Приступив к работе, Нестеров писал Турыгину: «Фигура живописная. Нечто костистое, неуклюжее, схожее со страшной гориллой, но умное и интересное... Пишу всю фигуру, в обычной его обстановке, в кабинете, среди книг». И тут же прибавлял: «Как ни странно, но уже много лет я живу не среди художественной братии, а среди братии ученой - профессоров!»
Портрет писался на большом холсте (110X137), был крупнее по размеру, чем многие, созданные художником в те годы. Северцов в это время страдал острым недугом. И это очень беспокоило Нестерова. Когда спустя два месяца отмечалось 35-летие ученой и профессорской деятельности Алексея Николаевича и ему наряду с прочими благами была предоставлена заграничная поездка на год в Англию и в Италию, Нестеров опасался, как бы ученому не пришлось отправиться вместо заграницы на Ново-Девичье. «Жаль будет искренне, - писал он Турыгину в мае 1925 года. - За долгие годы дружбы нашей пережито немало хорошего. Да и вообще сейчас терять сверстников и знакомых особенно тяжело и заметно - еще более становится ясно свое одиночество». Но, к счастью, предположения Нестерова не сбылись. Ученый прожил еще сравнительно долго (Северцов умер в 1936 году), и жизнь его была весьма плодотворна.
На портрете Северцов изображен в привычной обстановке, в своем кабинете, в момент беседы. Однако напряженный, внимательный взгляд удивительно умных, чуть скошенных в сторону глаз, сосредоточенность выражения лица делают его внутренне собранным и лишенным спокойствия. Нет спокойствия и в нервных руках.
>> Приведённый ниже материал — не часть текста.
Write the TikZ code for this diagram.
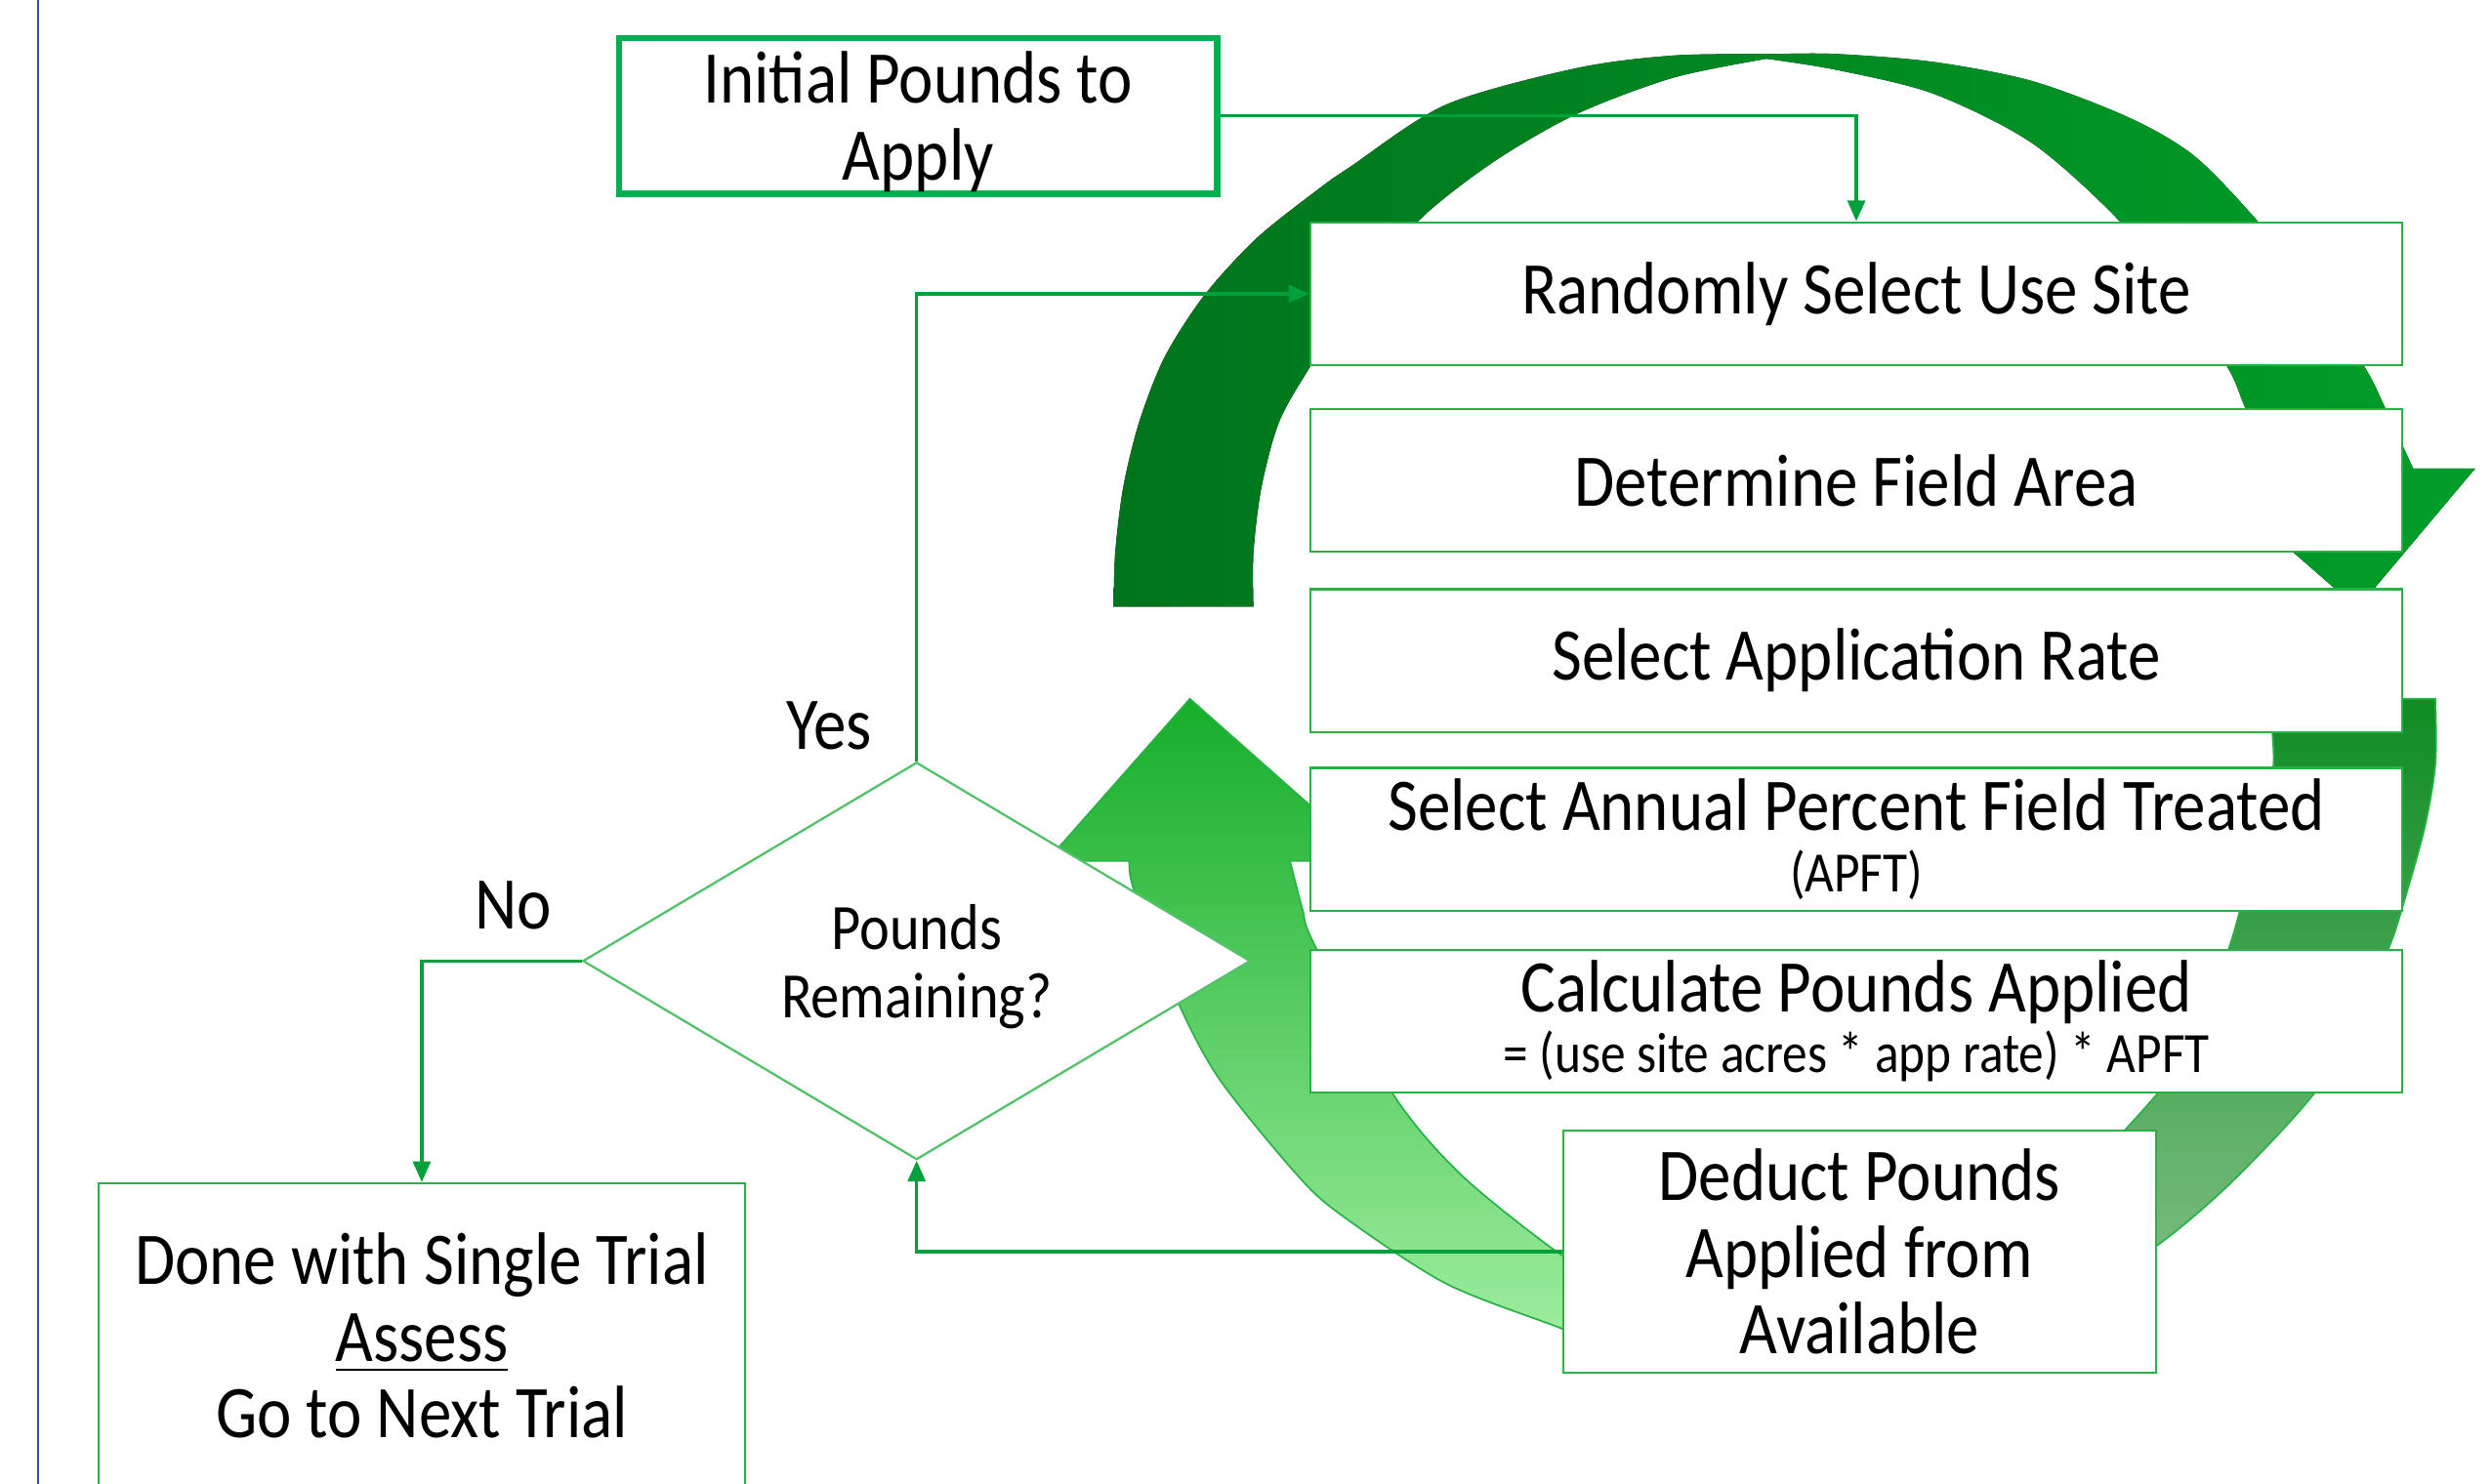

Северцов во время сеансов напоминал Нестерову подстреленного коршуна - столько в его фигуре было скрытого напряжения усталого больного человека. Композиция портрета необычна для Нестерова. Она лишена той пространственности, которая, как правило, была свойственна его работам. Фигура человека приближена к зрителю и занимает почти всю плоскость полотна. Нестеров сосредоточивает основное внимание на лице и глазах, они и привлекают прежде всего. Интерес к изображению конкретного человека, интерес к его лицу, к его характерному психологическому состоянию уже говорит о том, что художник начинает пристальнее относиться к чисто портретной задаче.
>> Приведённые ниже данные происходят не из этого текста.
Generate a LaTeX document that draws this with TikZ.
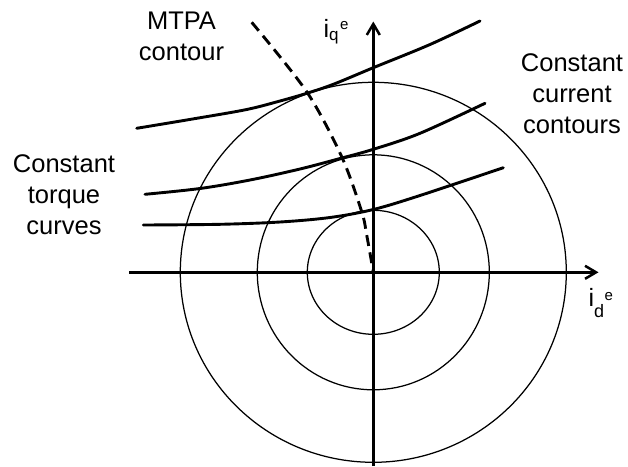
\documentclass[tikz,border=0pt]{standalone}
\usepackage{fontspec}
\setmainfont{Liberation Sans}
\usetikzlibrary{arrows.meta}
\begin{document}
\begin{tikzpicture}[x=1pt,y=-1pt,
  axis/.style={line width=2.5pt,-{Straight Barb[length=11pt,width=13pt]}},
  ring/.style={line width=1.25pt},
  torque/.style={line width=2.9pt,line cap=round},
  mtpa/.style={line width=2.9pt,dash pattern=on 11pt off 6.5pt},
  lbl/.style={inner sep=0pt,align=center,font=\fontsize{25.5}{31}\selectfont},
  axlbl/.style={inner sep=0pt,anchor=base west,font=\fontsize{25}{25}\selectfont}]
\useasboundingbox (0,0) rectangle (628,466);
\coordinate (O) at (373.3,272.3);
\coordinate (xl) at (129.3,272.3);
\coordinate (xr) at (598.5,272.3);
\coordinate (yb) at (373.3,466);
\coordinate (yt) at (373.3,21.5);
% current circles
\draw[ring] (O) ellipse[x radius=66, y radius=62];
\draw[ring] (O) ellipse[x radius=116, y radius=117.5];
\draw[ring] (O) ellipse[x radius=193, y radius=190];
% axes
\draw[axis] (xl) -- (xr);
\draw[axis] (yb) -- (yt);
% torque curves
\draw[torque] plot[smooth,tension=0.55] coordinates {(136.7,128.3) (196.7,118.3) (246.7,109.5) (280,101) (306.7,93.3) (333.3,84.3) (373.3,67.7) (430,44.5) (480,21)};
\draw[torque] plot[smooth,tension=0.55] coordinates {(145,194.3) (200,188.5) (250,180) (300,169) (340,158.5) (373.3,149.3) (420,133.3) (485,103.3)};
\draw[torque] plot[smooth,tension=0.55] coordinates {(143.3,225) (220,224.3) (280,222) (330,217.5) (373.3,209.5) (420,195.5) (503.3,167.7)};
% MTPA
\draw[mtpa] plot[smooth] coordinates {(251.7,22.3) (306.7,91.7) (341.7,156.7) (361.7,211.7) (366.7,235) (373.3,272)};
% labels
\node[lbl,anchor=north] (mtpa) at (181.5,11.5) {MTPA\\contour};
\node[lbl,anchor=north] (cc) at (572,53) {Constant\\current\\contours};
\node[lbl,anchor=north] (ct) at (64,154) {Constant\\torque\\curves};
\node[axlbl] (iq) at (323.3,37.7) {i\raisebox{-3pt}{\fontsize{17}{17}\selectfont q}\hspace{1.5pt}\raisebox{8.7pt}{\fontsize{15}{15}\selectfont e}};
\node[axlbl] (id) at (588.3,306.7) {i\raisebox{-10.5pt}{\fontsize{18}{18}\selectfont d}\hspace{0.5pt}\raisebox{6.7pt}{\fontsize{15}{15}\selectfont e}};
\end{tikzpicture}
\end{document}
Его портреты, созданные до революции да и в первые годы после нее, могут быть по праву названы сюжетными картинами. Они и получали сюжетное название (порой у публики, порой у самого Нестерова) - «Философы», «Мыслитель», «Амазонка», «Девушка у пруда». Портрет Северцова трудно назвать иначе - настолько он остро характерен, настолько обладает сходством с оригиналом.
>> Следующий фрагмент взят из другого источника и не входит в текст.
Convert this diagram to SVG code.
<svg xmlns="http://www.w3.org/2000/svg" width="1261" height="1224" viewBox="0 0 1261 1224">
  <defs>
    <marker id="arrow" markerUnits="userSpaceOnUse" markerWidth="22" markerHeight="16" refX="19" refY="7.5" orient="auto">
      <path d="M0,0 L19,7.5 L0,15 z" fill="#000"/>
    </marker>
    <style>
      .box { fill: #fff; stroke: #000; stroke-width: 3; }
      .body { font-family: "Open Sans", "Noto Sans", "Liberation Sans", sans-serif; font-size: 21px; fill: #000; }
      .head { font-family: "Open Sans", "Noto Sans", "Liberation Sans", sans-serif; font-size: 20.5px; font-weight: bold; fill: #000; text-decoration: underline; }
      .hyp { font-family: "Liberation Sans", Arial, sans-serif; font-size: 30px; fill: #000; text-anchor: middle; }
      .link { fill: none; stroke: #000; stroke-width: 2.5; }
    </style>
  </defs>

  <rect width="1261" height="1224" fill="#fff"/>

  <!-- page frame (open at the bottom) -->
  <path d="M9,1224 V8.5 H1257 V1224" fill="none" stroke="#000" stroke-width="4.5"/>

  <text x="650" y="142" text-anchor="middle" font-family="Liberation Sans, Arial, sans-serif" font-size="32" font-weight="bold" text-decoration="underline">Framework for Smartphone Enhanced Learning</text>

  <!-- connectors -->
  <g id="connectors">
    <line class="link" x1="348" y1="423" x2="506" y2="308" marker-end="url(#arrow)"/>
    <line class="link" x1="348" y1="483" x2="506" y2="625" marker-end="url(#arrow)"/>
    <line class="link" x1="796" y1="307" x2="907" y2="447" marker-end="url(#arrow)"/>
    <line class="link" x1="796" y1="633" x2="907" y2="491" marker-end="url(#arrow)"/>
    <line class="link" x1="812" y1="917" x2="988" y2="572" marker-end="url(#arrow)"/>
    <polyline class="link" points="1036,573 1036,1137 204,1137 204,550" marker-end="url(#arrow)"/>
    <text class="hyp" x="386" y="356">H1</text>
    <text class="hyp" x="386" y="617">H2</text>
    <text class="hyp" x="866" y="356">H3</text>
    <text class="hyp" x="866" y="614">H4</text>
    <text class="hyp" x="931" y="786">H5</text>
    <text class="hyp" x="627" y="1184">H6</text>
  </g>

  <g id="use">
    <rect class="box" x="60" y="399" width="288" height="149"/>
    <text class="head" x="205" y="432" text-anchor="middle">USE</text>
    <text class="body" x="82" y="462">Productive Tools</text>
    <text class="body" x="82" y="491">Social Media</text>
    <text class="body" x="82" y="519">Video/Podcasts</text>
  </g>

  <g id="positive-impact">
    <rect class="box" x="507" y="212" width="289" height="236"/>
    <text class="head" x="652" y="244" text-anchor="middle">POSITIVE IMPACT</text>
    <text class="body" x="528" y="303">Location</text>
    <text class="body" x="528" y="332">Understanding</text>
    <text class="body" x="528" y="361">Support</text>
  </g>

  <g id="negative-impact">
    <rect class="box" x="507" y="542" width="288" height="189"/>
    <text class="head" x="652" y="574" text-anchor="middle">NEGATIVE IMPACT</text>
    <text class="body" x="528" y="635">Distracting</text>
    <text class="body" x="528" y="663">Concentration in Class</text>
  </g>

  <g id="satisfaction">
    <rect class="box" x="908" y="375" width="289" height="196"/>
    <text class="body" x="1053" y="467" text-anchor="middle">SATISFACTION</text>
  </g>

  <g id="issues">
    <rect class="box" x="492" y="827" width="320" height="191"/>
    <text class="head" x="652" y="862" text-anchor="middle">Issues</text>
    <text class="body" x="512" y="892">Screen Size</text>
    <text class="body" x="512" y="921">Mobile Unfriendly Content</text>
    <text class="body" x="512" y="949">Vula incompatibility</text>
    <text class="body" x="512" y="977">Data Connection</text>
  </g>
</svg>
В апреле 1925 года Нестеров принимается за портрет другого близкого ему человека - Павла Дмитриевича Корина, давнего своего помощника еще по работам в Марфо-Мариинской обители. Однако сеансы были прерваны и возобновились лишь в июне, уже в мастерской П.Д.Корина, которая помещалась тогда на чердаке одного из арбатских домов. Нестеров хотел попробовать свои силы, прежде чем начать портрет В.М.Васнецова. «Вот выйдет ваш портрет, - говорил он Павлу Корину, - тогда решусь писать и Виктора Михайловича, а не выйдет - нечего старика мучить».